Material →
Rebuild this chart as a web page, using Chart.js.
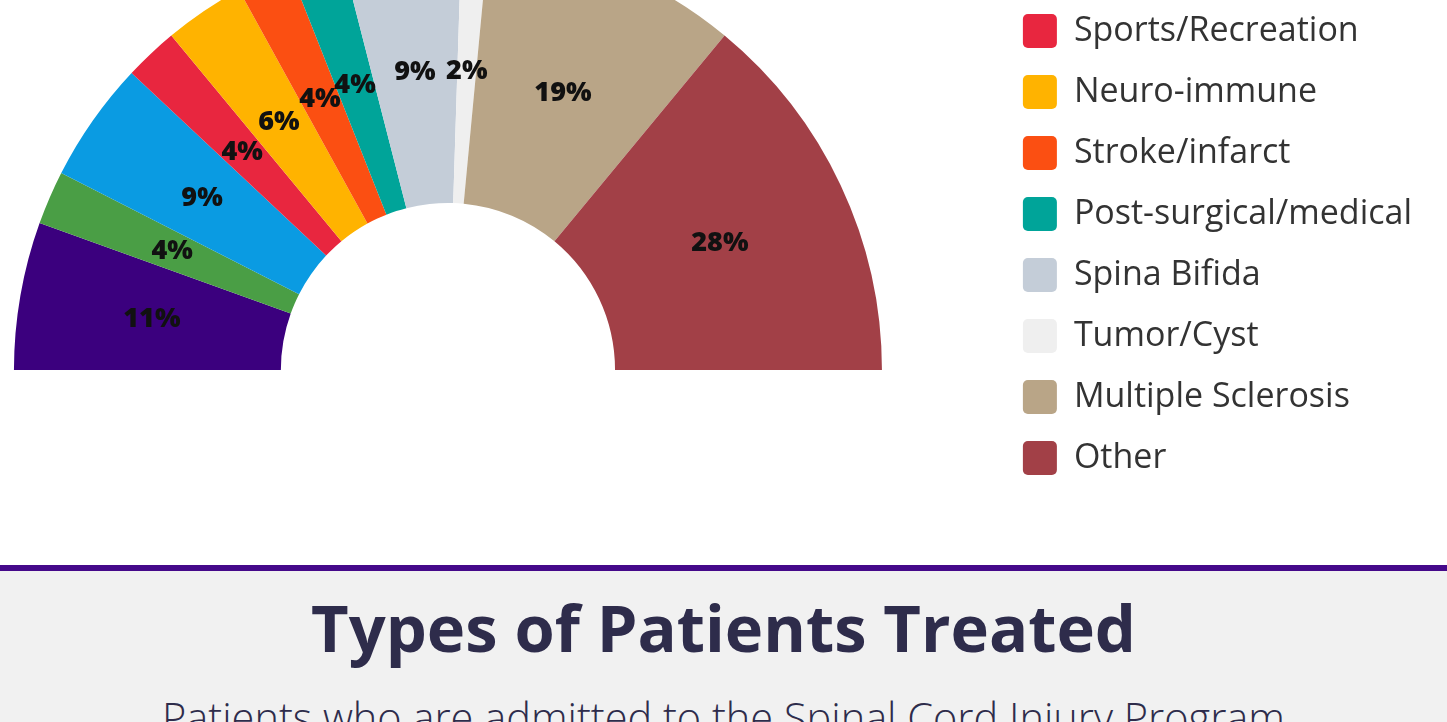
<!DOCTYPE html>
<html>
<head>
<meta charset="utf-8">
<title>Types of Patients Treated</title>
<script src="https://cdn.jsdelivr.net/npm/chart.js@4/dist/chart.umd.min.js"></script>
<style>
  html, body { margin: 0; padding: 0; background: #fff; overflow: hidden; }
  body { width: 1447px; height: 722px; font-family: "Open Sans", sans-serif; }
  #chartBox { position: relative; height: 565px; overflow: hidden; }
  #chart { position: absolute; left: 0; top: 0; }
  .rule { height: 6px; background: #45098a; }
  .caption { position: relative; height: 151px; background: #f1f1f1; overflow: hidden; color: #2e2c4b; }
  .caption h1 { position: absolute; left: 0; right: 0; top: 24px; margin: 0; text-align: center; font-size: 65px; line-height: 1; font-weight: 700; }
  .caption p { position: absolute; left: 0; right: 0; top: 126px; margin: 0; text-align: center; font-size: 41.5px; line-height: 1; font-weight: 300; }
</style>
</head>
<body>
<div id="chartBox"><canvas id="chart" width="1700" height="900"></canvas></div>
<div class="rule"></div>
<div class="caption">
  <h1>Types of Patients Treated</h1>
  <p>Patients who are admitted to the Spinal Cord Injury Program</p>
</div>

<script>
// data
let categories = [
  "Motor Vehicle",
  "Violence",
  "Falls",
  "Sports/Recreation",
  "Neuro-immune",
  "Stroke/infarct",
  "Post-surgical/medical",
  "Spina Bifida",
  "Tumor/Cyst",
  "Multiple Sclerosis",
  "Other",
];
let percents = [11, 4, 9, 4, 6, 4, 4, 9, 2, 19, 28];
let sliceColors = [
  "#3b007e",
  "#4a9e45",
  "#0a9be2",
  "#e8263f",
  "#ffb300",
  "#fb4f12",
  "#00a499",
  "#c4cdd8",
  "#efefef",
  "#b9a587",
  "#a24047",
];

// percent text in the middle of every slice
const sliceLabels = {
  id: "sliceLabels",
  afterDatasetsDraw(chart) {
    let ctx = chart.ctx;
    let meta = chart.getDatasetMeta(0);
    ctx.save();
    ctx.font = "800 27px 'Open Sans'";
    ctx.fillStyle = "#111";
    ctx.textAlign = "center";
    ctx.textBaseline = "middle";
    meta.data.forEach((arc, i) => {
      let pos = arc.getCenterPoint();
      ctx.fillText(percents[i] + "%", pos.x, pos.y + 1);
    });
    ctx.restore();
  },
};

const canvas = document.getElementById("chart");

const config = {
  type: "doughnut",
  data: {
    labels: categories,
    datasets: [
      {
        data: percents,
        backgroundColor: sliceColors,
        borderWidth: 0,
      },
    ],
  },
  options: {
    responsive: false,
    animation: false,
    rotation: -90,
    circumference: 180,
    radius: 434,
    cutout: "38.5%",
    layout: {
      padding: { left: 0, right: 0, top: 0, bottom: 200 },
    },
    plugins: {
      tooltip: { enabled: false },
      legend: {
        position: "right",
        align: "start",
        labels: {
          boxWidth: 34,
          boxHeight: 34,
          padding: 27,
          useBorderRadius: true,
          borderRadius: 5,
          color: "#333",
          font: { family: "'Open Sans'", size: 34, weight: "400" },
        },
      },
    },
  },
  plugins: [sliceLabels],
};

let chart = new Chart(canvas, config);

// pin things to the page grid: legend boxes at x=1023 (first row at y=-169),
// arc centre at (448, 370); the top of the chart runs off the page
let hit = chart.legend.legendHitBoxes[0];
let shiftX = 1023 - hit.left;
let shiftY = -169 - hit.top;
let arc = chart.getDatasetMeta(0).data[0];
config.options.layout.padding.left = Math.max(0, Math.round(2 * (448 - shiftX - arc.x)));
config.options.layout.padding.bottom = Math.floor(200 + 2 * (arc.y - (370 - shiftY)));
chart.update("none");
canvas.style.left = shiftX + "px";
canvas.style.top = shiftY + "px";
</script>
</body>
</html>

What is expected → Transcribe the listing in full and omit the pictures.

Task response →
Rebuild this chart as a web page, using Chart.js.
<!DOCTYPE html>
<html>
<head>
<meta charset="utf-8">
<title>Types of Patients Treated</title>
<script src="https://cdn.jsdelivr.net/npm/chart.js@4/dist/chart.umd.min.js"></script>
<style>
  html, body { margin: 0; padding: 0; background: #fff; overflow: hidden; }
  body { width: 1447px; height: 722px; font-family: "Open Sans", sans-serif; }
  #chartBox { position: relative; height: 565px; overflow: hidden; }
  #chart { position: absolute; left: 0; top: 0; }
  .rule { height: 6px; background: #45098a; }
  .caption { position: relative; height: 151px; background: #f1f1f1; overflow: hidden; color: #2e2c4b; }
  .caption h1 { position: absolute; left: 0; right: 0; top: 24px; margin: 0; text-align: center; font-size: 65px; line-height: 1; font-weight: 700; }
  .caption p { position: absolute; left: 0; right: 0; top: 126px; margin: 0; text-align: center; font-size: 41.5px; line-height: 1; font-weight: 300; }
</style>
</head>
<body>
<div id="chartBox"><canvas id="chart" width="1700" height="900"></canvas></div>
<div class="rule"></div>
<div class="caption">
  <h1>Types of Patients Treated</h1>
  <p>Patients who are admitted to the Spinal Cord Injury Program</p>
</div>

<script>
// data
let categories = [
  "Motor Vehicle",
  "Violence",
  "Falls",
  "Sports/Recreation",
  "Neuro-immune",
  "Stroke/infarct",
  "Post-surgical/medical",
  "Spina Bifida",
  "Tumor/Cyst",
  "Multiple Sclerosis",
  "Other",
];
let percents = [11, 4, 9, 4, 6, 4, 4, 9, 2, 19, 28];
let sliceColors = [
  "#3b007e",
  "#4a9e45",
  "#0a9be2",
  "#e8263f",
  "#ffb300",
  "#fb4f12",
  "#00a499",
  "#c4cdd8",
  "#efefef",
  "#b9a587",
  "#a24047",
];

// percent text in the middle of every slice
const sliceLabels = {
  id: "sliceLabels",
  afterDatasetsDraw(chart) {
    let ctx = chart.ctx;
    let meta = chart.getDatasetMeta(0);
    ctx.save();
    ctx.font = "800 27px 'Open Sans'";
    ctx.fillStyle = "#111";
    ctx.textAlign = "center";
    ctx.textBaseline = "middle";
    meta.data.forEach((arc, i) => {
      let pos = arc.getCenterPoint();
      ctx.fillText(percents[i] + "%", pos.x, pos.y + 1);
    });
    ctx.restore();
  },
};

const canvas = document.getElementById("chart");

const config = {
  type: "doughnut",
  data: {
    labels: categories,
    datasets: [
      {
        data: percents,
        backgroundColor: sliceColors,
        borderWidth: 0,
      },
    ],
  },
  options: {
    responsive: false,
    animation: false,
    rotation: -90,
    circumference: 180,
    radius: 434,
    cutout: "38.5%",
    layout: {
      padding: { left: 0, right: 0, top: 0, bottom: 200 },
    },
    plugins: {
      tooltip: { enabled: false },
      legend: {
        position: "right",
        align: "start",
        labels: {
          boxWidth: 34,
          boxHeight: 34,
          padding: 27,
          useBorderRadius: true,
          borderRadius: 5,
          color: "#333",
          font: { family: "'Open Sans'", size: 34, weight: "400" },
        },
      },
    },
  },
  plugins: [sliceLabels],
};

let chart = new Chart(canvas, config);

// pin things to the page grid: legend boxes at x=1023 (first row at y=-169),
// arc centre at (448, 370); the top of the chart runs off the page
let hit = chart.legend.legendHitBoxes[0];
let shiftX = 1023 - hit.left;
let shiftY = -169 - hit.top;
let arc = chart.getDatasetMeta(0).data[0];
config.options.layout.padding.left = Math.max(0, Math.round(2 * (448 - shiftX - arc.x)));
config.options.layout.padding.bottom = Math.floor(200 + 2 * (arc.y - (370 - shiftY)));
chart.update("none");
canvas.style.left = shiftX + "px";
canvas.style.top = shiftY + "px";
</script>
</body>
</html>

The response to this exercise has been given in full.